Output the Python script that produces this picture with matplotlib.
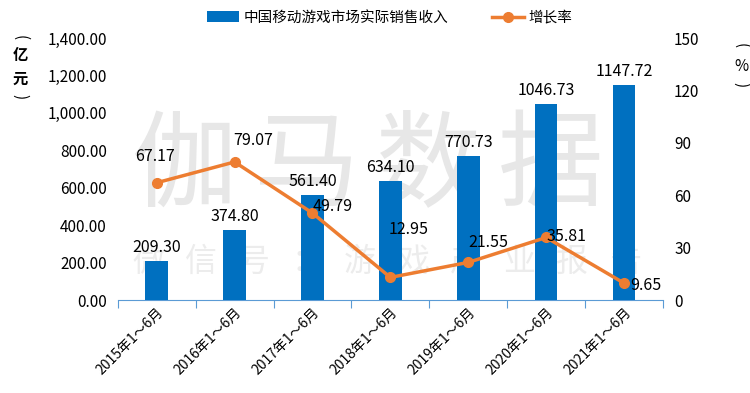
import matplotlib
matplotlib.use("Agg")
import matplotlib.pyplot as plt
import numpy as np

plt.rcParams['font.family'] = ['Noto Sans CJK SC', 'DejaVu Sans']

categories = ["2015年1～6月", "2016年1～6月", "2017年1～6月", "2018年1～6月",
              "2019年1～6月", "2020年1～6月", "2021年1～6月"]
revenue = [209.30, 374.80, 561.40, 634.10, 770.73, 1046.73, 1147.72]
growth = [67.17, 79.07, 49.79, 12.95, 21.55, 35.81, 9.65]
bar_name = "中国移动游戏市场实际销售收入"
line_name = "增长率"
wm_big = "伽马数据"
wm_small = "微信号：游戏产业报告"

bar_color = "#0070C0"
line_color = "#ED7D31"
axis_color = "#5B9BD5"

W, H = 750, 393
fig = plt.figure(figsize=(7.5, 3.93), dpi=100)
ax = fig.add_axes([0.157, 0.2366, 0.727, 0.6664])
ax2 = ax.twinx()

x = np.arange(len(categories))

# watermark (behind bars)
for i, ch in enumerate(wm_big):
    ax.text((185 + 122 * i) / W, 1 - 168 / H, ch, fontsize=76, color="#e7e7e7", ha="center",
            va="center", zorder=0, transform=fig.transFigure, clip_on=False)
for i, ch in enumerate(wm_small):
    ax.text((148 + 53 * i) / W, 1 - 262 / H, ch, fontsize=23, color="#ececec", ha="center",
            va="center", zorder=0, transform=fig.transFigure, clip_on=False)

ax.patch.set_visible(False)
ax2.patch.set_visible(False)

bars = ax.bar(x, revenue, width=0.29, color=bar_color, label=bar_name, zorder=3)
ax.set_xlim(-0.5, len(categories) - 0.5)
ax.set_ylim(0, 1400)
ax.set_yticks(np.arange(0, 1401, 200))
ax.set_yticklabels([f"{v:,.2f}" for v in np.arange(0, 1401, 200)], fontsize=11)
ax.set_xticks(np.arange(-0.5, len(categories), 1), minor=False)
ax.set_xticklabels([])
ax.set_xticks(x, minor=True)
ax.set_xticklabels(categories, minor=True, rotation=45, ha="right", rotation_mode="anchor", fontsize=10)
ax.tick_params(axis='x', which='major', length=6, color=axis_color, direction='out')
ax.tick_params(axis='x', which='minor', length=0, pad=4)
ax.tick_params(axis='y', length=0, pad=8)
for s in ["top", "right", "left"]:
    ax.spines[s].set_visible(False)
ax.spines["bottom"].set_color(axis_color)

for xi, v in zip(x, revenue):
    ax.annotate(f"{v:.2f}", (xi, v), xytext=(0, 5), textcoords="offset pixels",
                ha="center", va="bottom", fontsize=11.5, zorder=5)

ax2.plot(x, growth, color=line_color, lw=2.5, marker="o", markersize=7, label=line_name, zorder=4)
ax2.set_ylim(0, 150)
ax2.set_yticks(np.arange(0, 151, 30))
ax2.set_yticklabels([str(v) for v in range(0, 151, 30)], fontsize=11)
ax2.tick_params(axis='y', length=0, pad=8)
for s in ["top", "right", "left", "bottom"]:
    ax2.spines[s].set_visible(False)

offsets = [(-2, 26), (19, 21), (20, 7), (18, 48), (20, 20), (20, 1), (22, -2)]
for xi, v, (dx, dy) in zip(x, growth, offsets):
    ax2.annotate(f"{v:.2f}", (xi, v), xytext=(dx, dy), textcoords="offset pixels",
                 ha="center", va="center", fontsize=11.5, zorder=5)

# axis unit labels (vertical)
fig.text(0.027, 0.905, "(", fontsize=11, ha="center", va="center", rotation=-90)
fig.text(0.027, 0.86, "亿", fontsize=11, ha="center", va="center", fontweight="bold")
fig.text(0.027, 0.80, "元", fontsize=11, ha="center", va="center", fontweight="bold")
fig.text(0.027, 0.755, ")", fontsize=11, ha="center", va="center", rotation=-90)
fig.text(0.988, 0.885, "(", fontsize=11, ha="center", va="center", rotation=-90)
fig.text(0.988, 0.832, "%", fontsize=11, ha="center", va="center")
fig.text(0.988, 0.785, ")", fontsize=11, ha="center", va="center", rotation=-90)

h1, l1 = ax.get_legend_handles_labels()
h2, l2 = ax2.get_legend_handles_labels()
fig.legend(h1 + h2, l1 + l2, loc="center", bbox_to_anchor=(0.52, 0.955), ncol=2,
           frameon=False, fontsize=10.5, handlelength=2.2, columnspacing=3, handletextpad=0.3)

fig.savefig("out.png", dpi=100)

» STATED TASK: Transcribe the preceding listing in its entirety and with exact wording, leaving out pictures.

» RESPONSE TO THE EXERCISE:
Output the Python script that produces this picture with matplotlib.
import matplotlib
matplotlib.use("Agg")
import matplotlib.pyplot as plt
import numpy as np

plt.rcParams['font.family'] = ['Noto Sans CJK SC', 'DejaVu Sans']

categories = ["2015年1～6月", "2016年1～6月", "2017年1～6月", "2018年1～6月",
              "2019年1～6月", "2020年1～6月", "2021年1～6月"]
revenue = [209.30, 374.80, 561.40, 634.10, 770.73, 1046.73, 1147.72]
growth = [67.17, 79.07, 49.79, 12.95, 21.55, 35.81, 9.65]
bar_name = "中国移动游戏市场实际销售收入"
line_name = "增长率"
wm_big = "伽马数据"
wm_small = "微信号：游戏产业报告"

bar_color = "#0070C0"
line_color = "#ED7D31"
axis_color = "#5B9BD5"

W, H = 750, 393
fig = plt.figure(figsize=(7.5, 3.93), dpi=100)
ax = fig.add_axes([0.157, 0.2366, 0.727, 0.6664])
ax2 = ax.twinx()

x = np.arange(len(categories))

# watermark (behind bars)
for i, ch in enumerate(wm_big):
    ax.text((185 + 122 * i) / W, 1 - 168 / H, ch, fontsize=76, color="#e7e7e7", ha="center",
            va="center", zorder=0, transform=fig.transFigure, clip_on=False)
for i, ch in enumerate(wm_small):
    ax.text((148 + 53 * i) / W, 1 - 262 / H, ch, fontsize=23, color="#ececec", ha="center",
            va="center", zorder=0, transform=fig.transFigure, clip_on=False)

ax.patch.set_visible(False)
ax2.patch.set_visible(False)

bars = ax.bar(x, revenue, width=0.29, color=bar_color, label=bar_name, zorder=3)
ax.set_xlim(-0.5, len(categories) - 0.5)
ax.set_ylim(0, 1400)
ax.set_yticks(np.arange(0, 1401, 200))
ax.set_yticklabels([f"{v:,.2f}" for v in np.arange(0, 1401, 200)], fontsize=11)
ax.set_xticks(np.arange(-0.5, len(categories), 1), minor=False)
ax.set_xticklabels([])
ax.set_xticks(x, minor=True)
ax.set_xticklabels(categories, minor=True, rotation=45, ha="right", rotation_mode="anchor", fontsize=10)
ax.tick_params(axis='x', which='major', length=6, color=axis_color, direction='out')
ax.tick_params(axis='x', which='minor', length=0, pad=4)
ax.tick_params(axis='y', length=0, pad=8)
for s in ["top", "right", "left"]:
    ax.spines[s].set_visible(False)
ax.spines["bottom"].set_color(axis_color)

for xi, v in zip(x, revenue):
    ax.annotate(f"{v:.2f}", (xi, v), xytext=(0, 5), textcoords="offset pixels",
                ha="center", va="bottom", fontsize=11.5, zorder=5)

ax2.plot(x, growth, color=line_color, lw=2.5, marker="o", markersize=7, label=line_name, zorder=4)
ax2.set_ylim(0, 150)
ax2.set_yticks(np.arange(0, 151, 30))
ax2.set_yticklabels([str(v) for v in range(0, 151, 30)], fontsize=11)
ax2.tick_params(axis='y', length=0, pad=8)
for s in ["top", "right", "left", "bottom"]:
    ax2.spines[s].set_visible(False)

offsets = [(-2, 26), (19, 21), (20, 7), (18, 48), (20, 20), (20, 1), (22, -2)]
for xi, v, (dx, dy) in zip(x, growth, offsets):
    ax2.annotate(f"{v:.2f}", (xi, v), xytext=(dx, dy), textcoords="offset pixels",
                 ha="center", va="center", fontsize=11.5, zorder=5)

# axis unit labels (vertical)
fig.text(0.027, 0.905, "(", fontsize=11, ha="center", va="center", rotation=-90)
fig.text(0.027, 0.86, "亿", fontsize=11, ha="center", va="center", fontweight="bold")
fig.text(0.027, 0.80, "元", fontsize=11, ha="center", va="center", fontweight="bold")
fig.text(0.027, 0.755, ")", fontsize=11, ha="center", va="center", rotation=-90)
fig.text(0.988, 0.885, "(", fontsize=11, ha="center", va="center", rotation=-90)
fig.text(0.988, 0.832, "%", fontsize=11, ha="center", va="center")
fig.text(0.988, 0.785, ")", fontsize=11, ha="center", va="center", rotation=-90)

h1, l1 = ax.get_legend_handles_labels()
h2, l2 = ax2.get_legend_handles_labels()
fig.legend(h1 + h2, l1 + l2, loc="center", bbox_to_anchor=(0.52, 0.955), ncol=2,
           frameon=False, fontsize=10.5, handlelength=2.2, columnspacing=3, handletextpad=0.3)

fig.savefig("out.png", dpi=100)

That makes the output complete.